Suppose ${\displaystyle G}$ is a group of finite composition length, and ${\displaystyle H\leq K\leq G}$ are subgroups such that ${\displaystyle K}$ is a normal subgroup of ${\displaystyle G}$ having no common composition factor with ${\displaystyle G/K}$ and ${\displaystyle H}$ is a normal subgroup of ${\displaystyle K}$ having no common composition factor with ${\displaystyle K/H}$.

Then, ${\displaystyle H}$ is a normal subgroup of ${\displaystyle G}$ having no common composition factor with ${\displaystyle G/H}$.

Related facts

• Normal Hall is transitive
• No common composition factor with quotient group is quotient-transitive

Facts used

1. No common composition factor with quotient group implies characteristic
2. Characteristic of normal implies normal
3. Third isomorphism theorem

Proof=

Given: ${\displaystyle G}$ of finite composition length, ${\displaystyle H\leq K\leq G}$ with ${\displaystyle H}$ normal in ${\displaystyle K}$ and ${\displaystyle K}$ normal in ${\displaystyle G}$, ${\displaystyle H}$ has no common composition factor with ${\displaystyle K/H}$ and ${\displaystyle K}$ has no common composition factor with ${\displaystyle G/K}$.

To prove: ${\displaystyle H}$ is normal in ${\displaystyle G}$ and ${\displaystyle H}$ has no common composition factors with ${\displaystyle G/H}$.

Proof:

1. ${\displaystyle H}$ is normal in ${\displaystyle G}$: This follows from facts (1) and (2).
2. ${\displaystyle H}$ has no common composition factor with ${\displaystyle G/H}$: Let ${\displaystyle C(L)}$ be the set of composition factors of a group ${\displaystyle L}$. Then, ${\displaystyle C(K)=C(H)\cup C(K/H)}$ and ${\displaystyle C(G/H)=C(G/K)\cup C(K/H)}$. By assumption, ${\displaystyle C(H)}$ and ${\displaystyle C(K/H)}$ are disjoint.

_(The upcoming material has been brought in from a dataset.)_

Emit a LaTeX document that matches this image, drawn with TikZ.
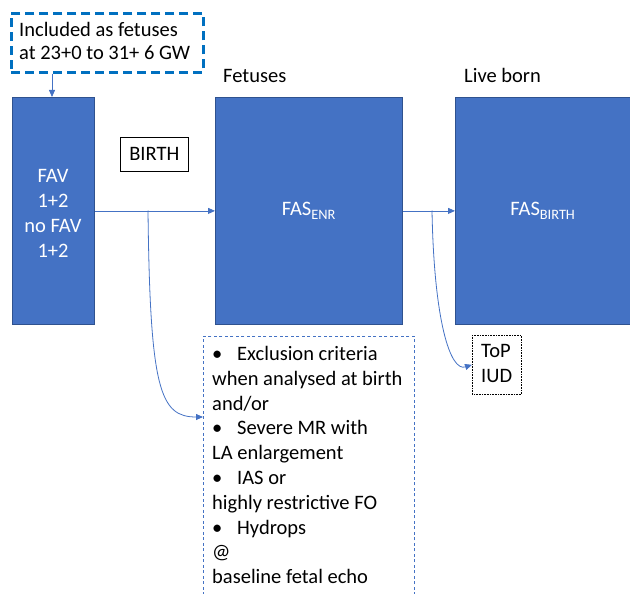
\documentclass[tikz,border=0pt]{standalone}
\usepackage{fontspec}
\setmainfont{Carlito}
\usetikzlibrary{arrows.meta,calc}
\definecolor{boxblue}{HTML}{4472C4}
\definecolor{boxedge}{HTML}{2F528F}
\definecolor{dashblue}{HTML}{0070C0}
\newcommand{\bul}{\makebox[25pt][l]{\textbullet}}
\begin{document}
\begin{tikzpicture}[x=1pt,y=-1pt,
  bigbox/.style={draw=boxedge, line width=0.8pt, fill=boxblue, text=white,
    font=\fontsize{20.5}{25}\selectfont, inner sep=0pt, anchor=north west, align=center},
  conn/.style={draw=boxblue, line width=0.8pt, -{Triangle[length=7pt,width=6pt]}},
  txt/.style={font=\fontsize{20.5}{24.8}\selectfont, inner sep=0pt, align=left}]
\useasboundingbox (0,0) rectangle (630,594);
% top dashed box
\node[draw=dashblue, line width=2.6pt, dash pattern=on 9pt off 5pt, minimum width=192pt,
  minimum height=59pt, anchor=north west, inner sep=0pt] (incl) at (10,12) {};
\node[txt, font=\fontsize{20.5}{23}\selectfont, anchor=north west] (inclt) at (19,22)
  {Included as fetuses\\at 23+0 to 31+ 6 GW};
% big boxes
\node[bigbox, minimum width=82pt, minimum height=227pt] (fav) at (12,97) {};
\node[text=white, font=\fontsize{20.5}{25}\selectfont, align=center, inner sep=0pt] (favt)
  at (53,213) {FAV\\1+2\\no FAV\\1+2};
\node[bigbox, minimum width=187pt, minimum height=227pt] (enr) at (215,97) {FAS\textsubscript{ENR}};
\node[bigbox, minimum width=175pt, minimum height=227pt] (bir) at (455,97) {FAS\textsubscript{BIRTH}};
% labels
\node[txt, anchor=base west] (fet) at (223,83) {Fetuses};
\node[txt, anchor=base west] (live) at (464,83) {Live born};
% BIRTH
\node[draw=black, line width=0.6pt, minimum width=68pt, minimum height=34pt, anchor=north west,
  inner sep=0pt, font=\fontsize{20.5}{24}\selectfont] (birth) at (120,137) {BIRTH};
% exclusion box
\node[draw=boxblue, line width=0.8pt, dash pattern=on 3pt off 2.5pt, minimum width=211pt,
  minimum height=290pt, anchor=north west, inner sep=0pt] (excl) at (203,336) {};
\node[txt, anchor=north west] (exclt) at (212,346)
  {\bul Exclusion criteria\\when analysed at birth\\and/or\\\bul Severe MR with\\LA enlargement\\
   \bul IAS or\\highly restrictive FO\\\bul Hydrops\\@\\baseline fetal echo};
% ToP box
\node[draw=black, line width=0.6pt, densely dotted, minimum width=49pt, minimum height=59pt,
  anchor=north west, inner sep=0pt] (top) at (472,335) {};
\node[txt, font=\fontsize{20.5}{25.5}\selectfont, anchor=north west] (topt) at (481,344) {ToP\\IUD};
% connectors
\draw[conn] ($(incl.south west)+(42,0)$) -- ($(fav.north west)+(40,0)$);
\draw[conn] (fav.east) -- (enr.west);
\draw[conn] (enr.east) -- (bir.west);
\coordinate (b1) at (148,210.5);
\coordinate (b2) at (432,210.5);
\draw[conn] (b1) .. controls (150,390) and (160,417) .. ($(excl.north west)+(0,81)$);
\draw[conn] (b2) .. controls (434,320) and (450,372) .. (top.west);
\end{tikzpicture}
\end{document}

Also, since ${\displaystyle C(H)\subseteq C(K)}$, and ${\displaystyle C(K)}$ and ${\displaystyle C(G/K)}$ are disjoint, ${\displaystyle C(H)}$ and ${\displaystyle C(G/K)}$ are disjoint. Thus, ${\displaystyle C(H)}$ is disjoint from the union ${\displaystyle C(G/H)=C(G/K)\cup C(K/H)}$.